Stated task
In this exercise, the entries below include pictures. Repeat exactly the lines from the line with "What matplotlib code" to the line with "from matplotlib.colors import", including both, but without the pictures.

-- start Dataset content --

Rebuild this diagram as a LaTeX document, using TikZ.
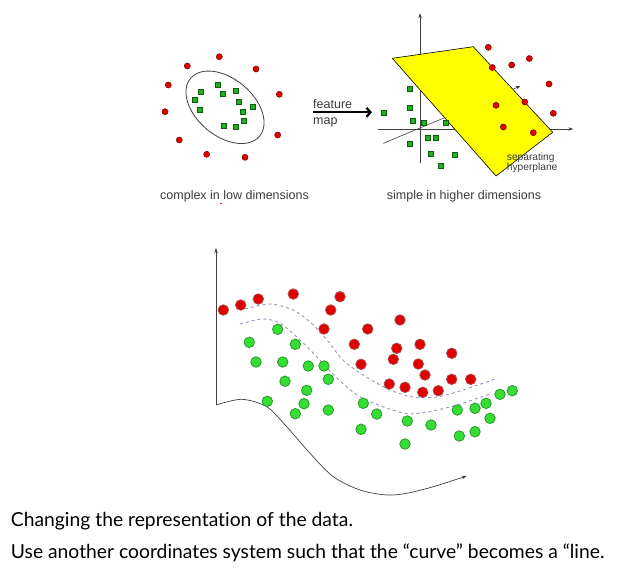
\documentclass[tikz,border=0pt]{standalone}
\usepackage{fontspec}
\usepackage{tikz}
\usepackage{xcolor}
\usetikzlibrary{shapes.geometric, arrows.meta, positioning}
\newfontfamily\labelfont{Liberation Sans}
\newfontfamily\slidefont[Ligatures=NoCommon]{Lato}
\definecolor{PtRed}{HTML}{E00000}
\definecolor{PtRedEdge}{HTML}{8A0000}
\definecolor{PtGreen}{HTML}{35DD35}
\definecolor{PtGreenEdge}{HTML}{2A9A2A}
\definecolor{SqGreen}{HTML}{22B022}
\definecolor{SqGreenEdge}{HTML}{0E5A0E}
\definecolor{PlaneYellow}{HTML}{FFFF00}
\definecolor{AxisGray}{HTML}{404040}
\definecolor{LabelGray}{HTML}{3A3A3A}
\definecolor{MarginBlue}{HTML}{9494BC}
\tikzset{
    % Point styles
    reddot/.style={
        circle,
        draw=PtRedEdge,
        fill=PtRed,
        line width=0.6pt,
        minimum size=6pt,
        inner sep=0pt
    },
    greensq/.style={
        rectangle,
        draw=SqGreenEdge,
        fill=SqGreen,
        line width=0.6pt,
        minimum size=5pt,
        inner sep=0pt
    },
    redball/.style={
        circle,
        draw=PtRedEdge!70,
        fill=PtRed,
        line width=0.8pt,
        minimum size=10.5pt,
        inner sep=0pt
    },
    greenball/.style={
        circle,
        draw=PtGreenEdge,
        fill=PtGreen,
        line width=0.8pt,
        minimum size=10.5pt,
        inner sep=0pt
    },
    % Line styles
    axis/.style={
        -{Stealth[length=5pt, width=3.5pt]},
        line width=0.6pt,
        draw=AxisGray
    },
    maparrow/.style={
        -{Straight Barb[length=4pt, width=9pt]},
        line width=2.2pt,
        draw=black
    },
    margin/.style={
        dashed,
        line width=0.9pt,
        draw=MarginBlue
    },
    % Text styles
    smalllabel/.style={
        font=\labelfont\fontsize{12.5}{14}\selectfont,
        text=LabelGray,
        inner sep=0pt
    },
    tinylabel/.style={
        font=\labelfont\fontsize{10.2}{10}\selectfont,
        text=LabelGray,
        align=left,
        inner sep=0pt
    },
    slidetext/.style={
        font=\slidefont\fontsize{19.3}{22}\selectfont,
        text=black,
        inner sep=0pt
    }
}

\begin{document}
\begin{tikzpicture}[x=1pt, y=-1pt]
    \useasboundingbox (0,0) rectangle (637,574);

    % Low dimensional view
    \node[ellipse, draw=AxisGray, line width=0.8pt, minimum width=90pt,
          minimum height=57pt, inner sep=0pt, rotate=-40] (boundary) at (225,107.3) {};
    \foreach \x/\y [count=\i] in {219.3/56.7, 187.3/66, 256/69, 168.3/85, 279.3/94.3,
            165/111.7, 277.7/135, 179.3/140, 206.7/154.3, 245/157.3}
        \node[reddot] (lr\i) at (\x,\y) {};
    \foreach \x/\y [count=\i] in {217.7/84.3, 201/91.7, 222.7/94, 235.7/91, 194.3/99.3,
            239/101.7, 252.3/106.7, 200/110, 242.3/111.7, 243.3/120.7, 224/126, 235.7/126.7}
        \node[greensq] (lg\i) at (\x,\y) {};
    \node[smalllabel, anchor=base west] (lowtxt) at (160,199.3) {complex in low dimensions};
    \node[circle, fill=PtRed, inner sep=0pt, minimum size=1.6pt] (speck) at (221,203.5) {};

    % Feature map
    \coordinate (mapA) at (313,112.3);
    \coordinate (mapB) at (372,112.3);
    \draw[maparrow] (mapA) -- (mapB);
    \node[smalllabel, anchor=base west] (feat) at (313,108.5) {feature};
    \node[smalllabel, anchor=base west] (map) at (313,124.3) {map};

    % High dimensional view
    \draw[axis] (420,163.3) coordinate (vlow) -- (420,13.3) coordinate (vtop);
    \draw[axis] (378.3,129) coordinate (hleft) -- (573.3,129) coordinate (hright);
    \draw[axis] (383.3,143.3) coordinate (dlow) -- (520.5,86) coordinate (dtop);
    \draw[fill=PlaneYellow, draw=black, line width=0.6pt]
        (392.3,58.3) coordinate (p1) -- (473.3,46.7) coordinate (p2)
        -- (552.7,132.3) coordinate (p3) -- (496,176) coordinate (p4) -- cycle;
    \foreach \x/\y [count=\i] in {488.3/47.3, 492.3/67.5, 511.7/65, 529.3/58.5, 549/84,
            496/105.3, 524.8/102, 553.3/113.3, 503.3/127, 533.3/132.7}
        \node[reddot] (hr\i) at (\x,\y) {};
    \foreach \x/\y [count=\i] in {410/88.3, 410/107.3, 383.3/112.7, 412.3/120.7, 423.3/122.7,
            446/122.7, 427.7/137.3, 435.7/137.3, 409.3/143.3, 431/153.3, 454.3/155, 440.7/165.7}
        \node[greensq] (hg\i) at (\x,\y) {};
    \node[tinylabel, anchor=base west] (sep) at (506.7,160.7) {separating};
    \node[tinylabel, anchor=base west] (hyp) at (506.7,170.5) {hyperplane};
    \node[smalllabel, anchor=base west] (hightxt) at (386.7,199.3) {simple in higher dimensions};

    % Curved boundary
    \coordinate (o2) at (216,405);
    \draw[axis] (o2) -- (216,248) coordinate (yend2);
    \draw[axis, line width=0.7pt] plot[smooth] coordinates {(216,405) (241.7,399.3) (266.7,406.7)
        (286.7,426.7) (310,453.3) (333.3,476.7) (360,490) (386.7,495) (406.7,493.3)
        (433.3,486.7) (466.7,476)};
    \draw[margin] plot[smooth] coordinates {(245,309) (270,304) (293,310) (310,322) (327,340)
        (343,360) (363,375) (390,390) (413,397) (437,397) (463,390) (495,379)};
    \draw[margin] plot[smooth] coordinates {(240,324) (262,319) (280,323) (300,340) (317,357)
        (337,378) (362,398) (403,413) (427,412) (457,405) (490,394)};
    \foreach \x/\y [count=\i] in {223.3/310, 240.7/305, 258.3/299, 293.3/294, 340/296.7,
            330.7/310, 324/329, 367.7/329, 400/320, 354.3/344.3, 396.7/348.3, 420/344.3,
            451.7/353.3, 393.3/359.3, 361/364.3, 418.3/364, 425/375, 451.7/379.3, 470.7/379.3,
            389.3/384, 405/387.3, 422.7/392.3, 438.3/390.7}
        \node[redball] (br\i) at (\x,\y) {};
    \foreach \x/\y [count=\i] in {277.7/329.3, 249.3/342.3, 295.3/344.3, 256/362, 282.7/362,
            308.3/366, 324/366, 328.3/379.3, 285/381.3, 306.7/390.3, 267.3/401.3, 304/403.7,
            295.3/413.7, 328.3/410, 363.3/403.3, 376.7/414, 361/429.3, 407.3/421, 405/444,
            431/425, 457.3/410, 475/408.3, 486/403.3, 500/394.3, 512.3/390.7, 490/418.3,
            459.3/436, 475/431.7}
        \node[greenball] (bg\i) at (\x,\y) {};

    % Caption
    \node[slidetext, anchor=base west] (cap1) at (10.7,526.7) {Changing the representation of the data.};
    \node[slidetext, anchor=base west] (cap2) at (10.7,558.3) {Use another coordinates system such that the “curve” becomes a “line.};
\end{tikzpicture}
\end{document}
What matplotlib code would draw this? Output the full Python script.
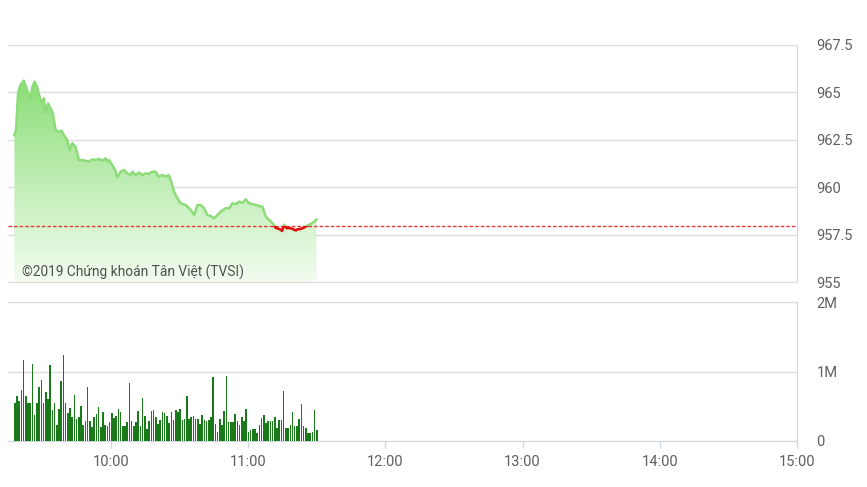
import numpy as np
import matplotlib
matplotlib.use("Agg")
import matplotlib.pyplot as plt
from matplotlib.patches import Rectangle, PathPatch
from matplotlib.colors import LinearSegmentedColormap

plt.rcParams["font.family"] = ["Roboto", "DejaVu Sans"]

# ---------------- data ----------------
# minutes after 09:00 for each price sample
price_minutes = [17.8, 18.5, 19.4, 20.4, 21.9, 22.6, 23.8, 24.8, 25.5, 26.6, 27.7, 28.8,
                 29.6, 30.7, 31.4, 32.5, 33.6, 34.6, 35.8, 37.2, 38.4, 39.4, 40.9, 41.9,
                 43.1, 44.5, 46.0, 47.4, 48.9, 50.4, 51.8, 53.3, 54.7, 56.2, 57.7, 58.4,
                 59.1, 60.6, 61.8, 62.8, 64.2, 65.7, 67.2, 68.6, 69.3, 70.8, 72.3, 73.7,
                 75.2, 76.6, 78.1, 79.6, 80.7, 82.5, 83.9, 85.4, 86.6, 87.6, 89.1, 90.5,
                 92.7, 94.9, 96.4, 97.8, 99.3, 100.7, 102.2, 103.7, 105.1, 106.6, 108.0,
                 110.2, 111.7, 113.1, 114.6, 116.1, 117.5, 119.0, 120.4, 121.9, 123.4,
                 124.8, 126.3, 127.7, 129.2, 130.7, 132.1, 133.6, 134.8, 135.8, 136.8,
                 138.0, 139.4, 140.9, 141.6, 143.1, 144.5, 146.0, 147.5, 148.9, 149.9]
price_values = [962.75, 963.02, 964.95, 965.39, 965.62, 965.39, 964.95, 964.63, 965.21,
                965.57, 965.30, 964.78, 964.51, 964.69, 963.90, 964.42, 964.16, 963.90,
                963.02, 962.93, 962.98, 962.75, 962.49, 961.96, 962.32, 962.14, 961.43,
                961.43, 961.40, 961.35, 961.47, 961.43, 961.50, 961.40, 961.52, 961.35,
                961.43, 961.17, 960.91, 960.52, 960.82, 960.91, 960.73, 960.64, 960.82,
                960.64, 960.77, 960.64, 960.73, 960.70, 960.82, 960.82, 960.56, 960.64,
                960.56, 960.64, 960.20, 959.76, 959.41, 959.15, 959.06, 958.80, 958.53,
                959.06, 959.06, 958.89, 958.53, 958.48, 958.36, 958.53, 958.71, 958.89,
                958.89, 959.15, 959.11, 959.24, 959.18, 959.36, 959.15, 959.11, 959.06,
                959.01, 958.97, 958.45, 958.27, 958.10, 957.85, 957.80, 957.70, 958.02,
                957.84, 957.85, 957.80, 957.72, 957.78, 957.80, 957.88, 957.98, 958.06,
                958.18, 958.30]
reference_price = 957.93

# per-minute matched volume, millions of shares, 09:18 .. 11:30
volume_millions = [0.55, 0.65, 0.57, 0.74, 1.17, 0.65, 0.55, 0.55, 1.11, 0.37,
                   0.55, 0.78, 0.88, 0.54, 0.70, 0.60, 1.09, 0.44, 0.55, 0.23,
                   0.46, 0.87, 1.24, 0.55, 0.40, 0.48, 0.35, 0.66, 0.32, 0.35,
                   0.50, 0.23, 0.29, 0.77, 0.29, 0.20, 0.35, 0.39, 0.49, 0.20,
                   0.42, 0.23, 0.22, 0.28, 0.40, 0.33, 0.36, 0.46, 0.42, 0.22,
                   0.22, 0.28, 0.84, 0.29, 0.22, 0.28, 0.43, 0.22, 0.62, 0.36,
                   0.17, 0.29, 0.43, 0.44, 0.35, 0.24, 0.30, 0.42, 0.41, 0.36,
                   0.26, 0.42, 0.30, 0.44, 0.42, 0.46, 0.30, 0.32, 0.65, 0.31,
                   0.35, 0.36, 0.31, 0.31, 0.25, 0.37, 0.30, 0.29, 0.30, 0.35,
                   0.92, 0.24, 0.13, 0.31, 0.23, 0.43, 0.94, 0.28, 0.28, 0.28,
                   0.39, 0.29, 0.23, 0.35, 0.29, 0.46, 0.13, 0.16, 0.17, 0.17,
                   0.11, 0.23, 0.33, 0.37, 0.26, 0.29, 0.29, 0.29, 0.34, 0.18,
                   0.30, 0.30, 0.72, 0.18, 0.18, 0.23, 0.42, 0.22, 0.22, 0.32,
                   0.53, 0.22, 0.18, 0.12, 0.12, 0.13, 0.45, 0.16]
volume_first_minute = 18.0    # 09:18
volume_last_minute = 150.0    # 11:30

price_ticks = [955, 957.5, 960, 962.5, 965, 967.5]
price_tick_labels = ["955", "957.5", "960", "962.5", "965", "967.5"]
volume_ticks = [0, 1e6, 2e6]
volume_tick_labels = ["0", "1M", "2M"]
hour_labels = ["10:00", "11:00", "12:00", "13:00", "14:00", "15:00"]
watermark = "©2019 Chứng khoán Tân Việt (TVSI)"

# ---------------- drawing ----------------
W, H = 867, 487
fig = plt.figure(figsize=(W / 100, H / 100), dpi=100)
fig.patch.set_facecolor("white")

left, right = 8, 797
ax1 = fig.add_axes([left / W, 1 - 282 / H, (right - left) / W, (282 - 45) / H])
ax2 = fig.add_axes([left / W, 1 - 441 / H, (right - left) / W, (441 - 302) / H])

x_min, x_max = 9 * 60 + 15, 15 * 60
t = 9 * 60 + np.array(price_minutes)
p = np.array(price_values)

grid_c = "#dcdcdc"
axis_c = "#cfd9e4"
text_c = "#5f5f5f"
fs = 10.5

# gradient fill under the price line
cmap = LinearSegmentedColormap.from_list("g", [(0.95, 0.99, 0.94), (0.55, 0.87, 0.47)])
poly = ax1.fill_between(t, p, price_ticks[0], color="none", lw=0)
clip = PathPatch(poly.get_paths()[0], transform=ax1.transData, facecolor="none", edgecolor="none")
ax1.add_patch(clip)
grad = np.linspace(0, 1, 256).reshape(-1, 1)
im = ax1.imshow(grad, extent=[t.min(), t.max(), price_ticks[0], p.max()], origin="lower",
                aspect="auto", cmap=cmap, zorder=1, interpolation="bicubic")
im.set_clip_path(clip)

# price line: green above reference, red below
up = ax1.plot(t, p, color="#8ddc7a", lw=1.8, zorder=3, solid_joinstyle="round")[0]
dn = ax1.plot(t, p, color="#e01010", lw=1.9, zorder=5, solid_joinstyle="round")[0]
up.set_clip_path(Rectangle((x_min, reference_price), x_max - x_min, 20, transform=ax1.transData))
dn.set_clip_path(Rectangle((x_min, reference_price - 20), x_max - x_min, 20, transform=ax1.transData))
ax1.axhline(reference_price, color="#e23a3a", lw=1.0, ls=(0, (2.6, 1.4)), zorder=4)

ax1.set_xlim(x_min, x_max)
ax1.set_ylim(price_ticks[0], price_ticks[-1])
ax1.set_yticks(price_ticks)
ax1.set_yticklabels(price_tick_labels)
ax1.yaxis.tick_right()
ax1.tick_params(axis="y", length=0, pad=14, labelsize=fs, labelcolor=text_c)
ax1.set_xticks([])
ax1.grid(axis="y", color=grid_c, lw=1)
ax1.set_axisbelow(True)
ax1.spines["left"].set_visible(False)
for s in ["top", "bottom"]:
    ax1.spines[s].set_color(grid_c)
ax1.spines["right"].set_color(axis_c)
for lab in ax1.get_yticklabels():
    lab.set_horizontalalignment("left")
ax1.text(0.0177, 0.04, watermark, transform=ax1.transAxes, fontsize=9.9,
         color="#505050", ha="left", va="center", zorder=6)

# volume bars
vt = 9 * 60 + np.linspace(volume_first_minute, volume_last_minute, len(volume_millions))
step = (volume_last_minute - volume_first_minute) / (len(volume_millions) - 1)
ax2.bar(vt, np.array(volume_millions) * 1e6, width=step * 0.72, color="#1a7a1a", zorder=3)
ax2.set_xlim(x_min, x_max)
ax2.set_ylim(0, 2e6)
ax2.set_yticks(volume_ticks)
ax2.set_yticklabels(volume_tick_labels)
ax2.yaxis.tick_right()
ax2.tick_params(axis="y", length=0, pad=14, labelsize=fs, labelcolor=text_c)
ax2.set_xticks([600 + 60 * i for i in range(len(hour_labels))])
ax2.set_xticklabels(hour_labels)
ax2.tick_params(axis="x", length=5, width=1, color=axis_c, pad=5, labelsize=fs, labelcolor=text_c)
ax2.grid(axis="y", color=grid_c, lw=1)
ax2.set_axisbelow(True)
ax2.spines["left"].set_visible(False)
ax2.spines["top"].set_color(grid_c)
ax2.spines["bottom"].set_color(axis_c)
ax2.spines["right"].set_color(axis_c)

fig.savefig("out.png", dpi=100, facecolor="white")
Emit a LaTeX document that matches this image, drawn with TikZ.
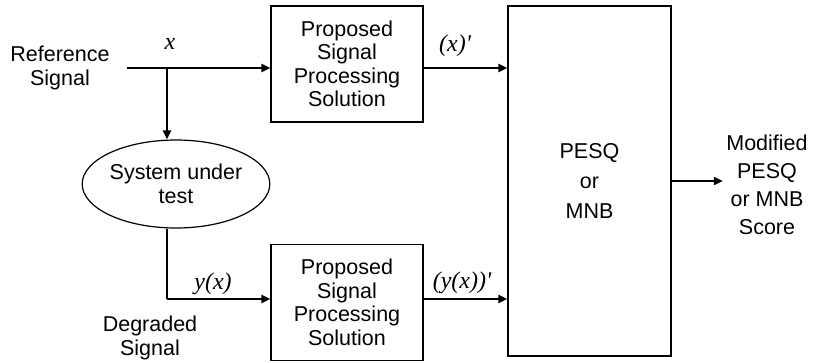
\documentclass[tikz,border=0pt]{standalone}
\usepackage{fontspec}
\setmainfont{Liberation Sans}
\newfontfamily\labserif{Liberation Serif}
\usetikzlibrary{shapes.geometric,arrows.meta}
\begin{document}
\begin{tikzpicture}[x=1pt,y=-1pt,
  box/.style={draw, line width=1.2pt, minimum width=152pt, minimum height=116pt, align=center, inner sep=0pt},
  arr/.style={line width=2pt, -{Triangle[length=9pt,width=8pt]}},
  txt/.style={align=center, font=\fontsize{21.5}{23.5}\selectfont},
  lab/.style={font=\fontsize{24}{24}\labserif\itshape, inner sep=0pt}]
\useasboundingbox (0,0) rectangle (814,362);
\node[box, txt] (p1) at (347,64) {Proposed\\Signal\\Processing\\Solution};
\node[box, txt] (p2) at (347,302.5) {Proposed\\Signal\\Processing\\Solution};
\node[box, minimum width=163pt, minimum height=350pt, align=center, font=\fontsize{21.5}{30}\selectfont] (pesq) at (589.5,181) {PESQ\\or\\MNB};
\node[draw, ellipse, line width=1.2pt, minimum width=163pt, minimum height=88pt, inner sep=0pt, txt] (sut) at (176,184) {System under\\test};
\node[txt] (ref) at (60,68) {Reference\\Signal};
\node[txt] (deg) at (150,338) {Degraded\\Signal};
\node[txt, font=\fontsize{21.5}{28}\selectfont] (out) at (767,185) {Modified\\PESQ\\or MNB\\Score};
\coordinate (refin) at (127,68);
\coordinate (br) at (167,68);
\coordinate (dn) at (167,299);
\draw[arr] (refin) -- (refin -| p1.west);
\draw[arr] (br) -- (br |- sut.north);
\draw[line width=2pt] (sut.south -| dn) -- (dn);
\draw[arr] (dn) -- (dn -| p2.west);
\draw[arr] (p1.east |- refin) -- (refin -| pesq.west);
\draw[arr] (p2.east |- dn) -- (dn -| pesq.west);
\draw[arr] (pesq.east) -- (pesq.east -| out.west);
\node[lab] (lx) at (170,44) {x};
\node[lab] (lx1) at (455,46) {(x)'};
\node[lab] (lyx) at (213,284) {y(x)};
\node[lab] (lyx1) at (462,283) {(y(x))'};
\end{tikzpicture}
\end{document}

-- end Dataset content --

Output for this exercise
What matplotlib code would draw this? Output the full Python script.
import numpy as np
import matplotlib
matplotlib.use("Agg")
import matplotlib.pyplot as plt
from matplotlib.patches import Rectangle, PathPatch
from matplotlib.colors import LinearSegmentedColormap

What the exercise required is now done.